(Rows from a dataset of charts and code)
==============================

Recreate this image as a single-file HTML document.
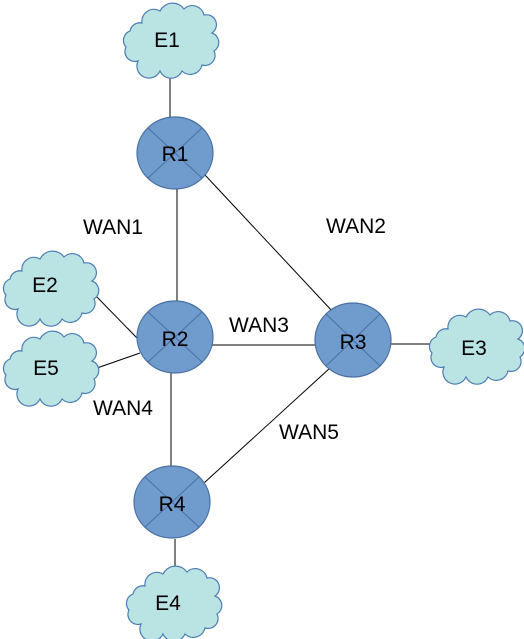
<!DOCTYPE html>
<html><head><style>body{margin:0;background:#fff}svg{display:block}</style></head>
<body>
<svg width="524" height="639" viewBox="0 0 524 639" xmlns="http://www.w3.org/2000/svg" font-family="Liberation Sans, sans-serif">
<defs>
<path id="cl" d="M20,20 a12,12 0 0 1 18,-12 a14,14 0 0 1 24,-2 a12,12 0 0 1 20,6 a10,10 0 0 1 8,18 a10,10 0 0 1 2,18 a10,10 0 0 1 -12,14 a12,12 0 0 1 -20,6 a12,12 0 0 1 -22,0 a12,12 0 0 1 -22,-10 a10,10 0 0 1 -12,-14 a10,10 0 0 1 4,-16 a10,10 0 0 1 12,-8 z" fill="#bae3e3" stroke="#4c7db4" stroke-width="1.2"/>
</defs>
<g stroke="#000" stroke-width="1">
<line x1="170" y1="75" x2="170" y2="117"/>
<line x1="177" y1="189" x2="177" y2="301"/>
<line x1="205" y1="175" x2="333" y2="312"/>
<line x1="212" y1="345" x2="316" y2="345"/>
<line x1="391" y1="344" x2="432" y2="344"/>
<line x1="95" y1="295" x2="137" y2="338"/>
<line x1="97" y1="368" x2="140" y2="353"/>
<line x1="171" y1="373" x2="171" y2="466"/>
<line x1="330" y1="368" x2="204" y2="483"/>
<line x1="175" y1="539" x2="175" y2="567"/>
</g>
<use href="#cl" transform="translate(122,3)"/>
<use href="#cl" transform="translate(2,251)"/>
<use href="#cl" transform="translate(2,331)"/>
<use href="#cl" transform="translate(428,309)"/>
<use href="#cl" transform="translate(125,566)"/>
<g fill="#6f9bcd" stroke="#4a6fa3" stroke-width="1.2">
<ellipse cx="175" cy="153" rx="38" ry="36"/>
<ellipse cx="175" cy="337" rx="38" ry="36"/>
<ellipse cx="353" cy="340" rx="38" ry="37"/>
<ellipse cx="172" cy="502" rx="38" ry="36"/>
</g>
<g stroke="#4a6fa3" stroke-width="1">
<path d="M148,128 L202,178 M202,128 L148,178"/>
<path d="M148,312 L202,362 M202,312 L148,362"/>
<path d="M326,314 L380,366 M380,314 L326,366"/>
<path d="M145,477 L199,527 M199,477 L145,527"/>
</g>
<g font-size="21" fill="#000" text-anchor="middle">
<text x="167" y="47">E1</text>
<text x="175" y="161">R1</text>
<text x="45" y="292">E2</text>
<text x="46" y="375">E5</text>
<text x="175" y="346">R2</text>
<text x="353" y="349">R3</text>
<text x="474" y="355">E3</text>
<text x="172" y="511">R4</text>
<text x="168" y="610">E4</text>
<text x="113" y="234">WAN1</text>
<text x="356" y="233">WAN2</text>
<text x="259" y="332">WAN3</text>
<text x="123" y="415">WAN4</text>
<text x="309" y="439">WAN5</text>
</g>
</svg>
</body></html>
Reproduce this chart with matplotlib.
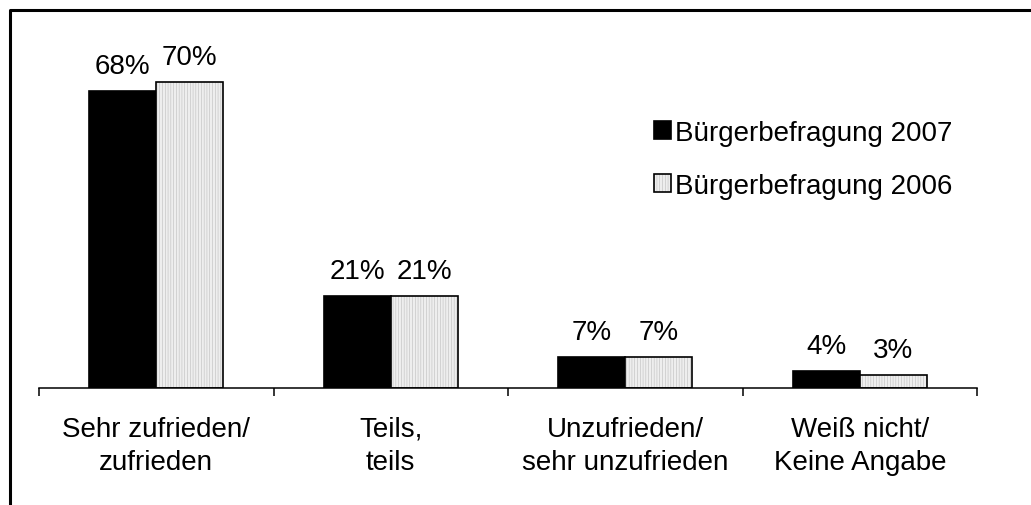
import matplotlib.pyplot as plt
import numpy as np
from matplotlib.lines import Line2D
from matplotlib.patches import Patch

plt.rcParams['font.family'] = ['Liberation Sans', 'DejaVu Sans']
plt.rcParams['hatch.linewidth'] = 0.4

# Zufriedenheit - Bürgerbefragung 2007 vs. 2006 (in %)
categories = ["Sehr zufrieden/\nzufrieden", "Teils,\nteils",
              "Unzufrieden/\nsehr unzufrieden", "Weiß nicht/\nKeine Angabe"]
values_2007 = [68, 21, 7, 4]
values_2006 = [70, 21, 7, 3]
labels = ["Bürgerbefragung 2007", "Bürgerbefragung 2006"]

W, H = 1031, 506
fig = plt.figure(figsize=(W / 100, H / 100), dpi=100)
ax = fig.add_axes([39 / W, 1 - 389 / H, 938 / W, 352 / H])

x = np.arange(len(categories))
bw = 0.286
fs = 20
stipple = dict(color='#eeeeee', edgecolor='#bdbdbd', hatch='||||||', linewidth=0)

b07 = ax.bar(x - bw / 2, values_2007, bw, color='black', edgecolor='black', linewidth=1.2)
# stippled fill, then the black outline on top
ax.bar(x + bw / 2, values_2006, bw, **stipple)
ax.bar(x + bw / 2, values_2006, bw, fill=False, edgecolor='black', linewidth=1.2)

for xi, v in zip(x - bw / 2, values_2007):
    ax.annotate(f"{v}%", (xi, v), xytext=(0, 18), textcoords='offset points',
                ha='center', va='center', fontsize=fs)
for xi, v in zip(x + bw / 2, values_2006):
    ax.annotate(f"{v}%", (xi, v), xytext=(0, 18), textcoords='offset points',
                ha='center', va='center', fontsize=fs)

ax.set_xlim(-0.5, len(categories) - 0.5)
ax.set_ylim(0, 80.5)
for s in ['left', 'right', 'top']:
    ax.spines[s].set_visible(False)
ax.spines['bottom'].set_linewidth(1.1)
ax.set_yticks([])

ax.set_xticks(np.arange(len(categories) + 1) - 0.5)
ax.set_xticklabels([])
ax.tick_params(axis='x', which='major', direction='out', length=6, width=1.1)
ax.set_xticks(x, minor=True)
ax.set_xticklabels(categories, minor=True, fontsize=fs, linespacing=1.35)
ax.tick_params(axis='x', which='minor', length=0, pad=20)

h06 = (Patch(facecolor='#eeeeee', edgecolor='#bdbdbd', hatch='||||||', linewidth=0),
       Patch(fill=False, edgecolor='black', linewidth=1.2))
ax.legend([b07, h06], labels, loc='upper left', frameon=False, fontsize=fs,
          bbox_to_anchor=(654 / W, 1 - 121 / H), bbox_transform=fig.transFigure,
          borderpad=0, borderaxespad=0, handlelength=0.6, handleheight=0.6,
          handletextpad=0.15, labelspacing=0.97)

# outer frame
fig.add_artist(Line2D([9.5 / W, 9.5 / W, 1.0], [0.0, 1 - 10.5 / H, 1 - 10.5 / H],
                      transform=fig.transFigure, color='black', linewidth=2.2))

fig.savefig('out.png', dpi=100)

==============================

§ OBJECTIVE
Transcribe each entry precisely as given, leaving the pictures out.

§ WRITTEN RESPONSE
Recreate this image as a single-file HTML document.
<!DOCTYPE html>
<html><head><style>body{margin:0;background:#fff}svg{display:block}</style></head>
<body>
<svg width="524" height="639" viewBox="0 0 524 639" xmlns="http://www.w3.org/2000/svg" font-family="Liberation Sans, sans-serif">
<defs>
<path id="cl" d="M20,20 a12,12 0 0 1 18,-12 a14,14 0 0 1 24,-2 a12,12 0 0 1 20,6 a10,10 0 0 1 8,18 a10,10 0 0 1 2,18 a10,10 0 0 1 -12,14 a12,12 0 0 1 -20,6 a12,12 0 0 1 -22,0 a12,12 0 0 1 -22,-10 a10,10 0 0 1 -12,-14 a10,10 0 0 1 4,-16 a10,10 0 0 1 12,-8 z" fill="#bae3e3" stroke="#4c7db4" stroke-width="1.2"/>
</defs>
<g stroke="#000" stroke-width="1">
<line x1="170" y1="75" x2="170" y2="117"/>
<line x1="177" y1="189" x2="177" y2="301"/>
<line x1="205" y1="175" x2="333" y2="312"/>
<line x1="212" y1="345" x2="316" y2="345"/>
<line x1="391" y1="344" x2="432" y2="344"/>
<line x1="95" y1="295" x2="137" y2="338"/>
<line x1="97" y1="368" x2="140" y2="353"/>
<line x1="171" y1="373" x2="171" y2="466"/>
<line x1="330" y1="368" x2="204" y2="483"/>
<line x1="175" y1="539" x2="175" y2="567"/>
</g>
<use href="#cl" transform="translate(122,3)"/>
<use href="#cl" transform="translate(2,251)"/>
<use href="#cl" transform="translate(2,331)"/>
<use href="#cl" transform="translate(428,309)"/>
<use href="#cl" transform="translate(125,566)"/>
<g fill="#6f9bcd" stroke="#4a6fa3" stroke-width="1.2">
<ellipse cx="175" cy="153" rx="38" ry="36"/>
<ellipse cx="175" cy="337" rx="38" ry="36"/>
<ellipse cx="353" cy="340" rx="38" ry="37"/>
<ellipse cx="172" cy="502" rx="38" ry="36"/>
</g>
<g stroke="#4a6fa3" stroke-width="1">
<path d="M148,128 L202,178 M202,128 L148,178"/>
<path d="M148,312 L202,362 M202,312 L148,362"/>
<path d="M326,314 L380,366 M380,314 L326,366"/>
<path d="M145,477 L199,527 M199,477 L145,527"/>
</g>
<g font-size="21" fill="#000" text-anchor="middle">
<text x="167" y="47">E1</text>
<text x="175" y="161">R1</text>
<text x="45" y="292">E2</text>
<text x="46" y="375">E5</text>
<text x="175" y="346">R2</text>
<text x="353" y="349">R3</text>
<text x="474" y="355">E3</text>
<text x="172" y="511">R4</text>
<text x="168" y="610">E4</text>
<text x="113" y="234">WAN1</text>
<text x="356" y="233">WAN2</text>
<text x="259" y="332">WAN3</text>
<text x="123" y="415">WAN4</text>
<text x="309" y="439">WAN5</text>
</g>
</svg>
</body></html>
Reproduce this chart with matplotlib.
import matplotlib.pyplot as plt
import numpy as np
from matplotlib.lines import Line2D
from matplotlib.patches import Patch

plt.rcParams['font.family'] = ['Liberation Sans', 'DejaVu Sans']
plt.rcParams['hatch.linewidth'] = 0.4

# Zufriedenheit - Bürgerbefragung 2007 vs. 2006 (in %)
categories = ["Sehr zufrieden/\nzufrieden", "Teils,\nteils",
              "Unzufrieden/\nsehr unzufrieden", "Weiß nicht/\nKeine Angabe"]
values_2007 = [68, 21, 7, 4]
values_2006 = [70, 21, 7, 3]
labels = ["Bürgerbefragung 2007", "Bürgerbefragung 2006"]

W, H = 1031, 506
fig = plt.figure(figsize=(W / 100, H / 100), dpi=100)
ax = fig.add_axes([39 / W, 1 - 389 / H, 938 / W, 352 / H])

x = np.arange(len(categories))
bw = 0.286
fs = 20
stipple = dict(color='#eeeeee', edgecolor='#bdbdbd', hatch='||||||', linewidth=0)

b07 = ax.bar(x - bw / 2, values_2007, bw, color='black', edgecolor='black', linewidth=1.2)
# stippled fill, then the black outline on top
ax.bar(x + bw / 2, values_2006, bw, **stipple)
ax.bar(x + bw / 2, values_2006, bw, fill=False, edgecolor='black', linewidth=1.2)

for xi, v in zip(x - bw / 2, values_2007):
    ax.annotate(f"{v}%", (xi, v), xytext=(0, 18), textcoords='offset points',
                ha='center', va='center', fontsize=fs)
for xi, v in zip(x + bw / 2, values_2006):
    ax.annotate(f"{v}%", (xi, v), xytext=(0, 18), textcoords='offset points',
                ha='center', va='center', fontsize=fs)

ax.set_xlim(-0.5, len(categories) - 0.5)
ax.set_ylim(0, 80.5)
for s in ['left', 'right', 'top']:
    ax.spines[s].set_visible(False)
ax.spines['bottom'].set_linewidth(1.1)
ax.set_yticks([])

ax.set_xticks(np.arange(len(categories) + 1) - 0.5)
ax.set_xticklabels([])
ax.tick_params(axis='x', which='major', direction='out', length=6, width=1.1)
ax.set_xticks(x, minor=True)
ax.set_xticklabels(categories, minor=True, fontsize=fs, linespacing=1.35)
ax.tick_params(axis='x', which='minor', length=0, pad=20)

h06 = (Patch(facecolor='#eeeeee', edgecolor='#bdbdbd', hatch='||||||', linewidth=0),
       Patch(fill=False, edgecolor='black', linewidth=1.2))
ax.legend([b07, h06], labels, loc='upper left', frameon=False, fontsize=fs,
          bbox_to_anchor=(654 / W, 1 - 121 / H), bbox_transform=fig.transFigure,
          borderpad=0, borderaxespad=0, handlelength=0.6, handleheight=0.6,
          handletextpad=0.15, labelspacing=0.97)

# outer frame
fig.add_artist(Line2D([9.5 / W, 9.5 / W, 1.0], [0.0, 1 - 10.5 / H, 1 - 10.5 / H],
                      transform=fig.transFigure, color='black', linewidth=2.2))

fig.savefig('out.png', dpi=100)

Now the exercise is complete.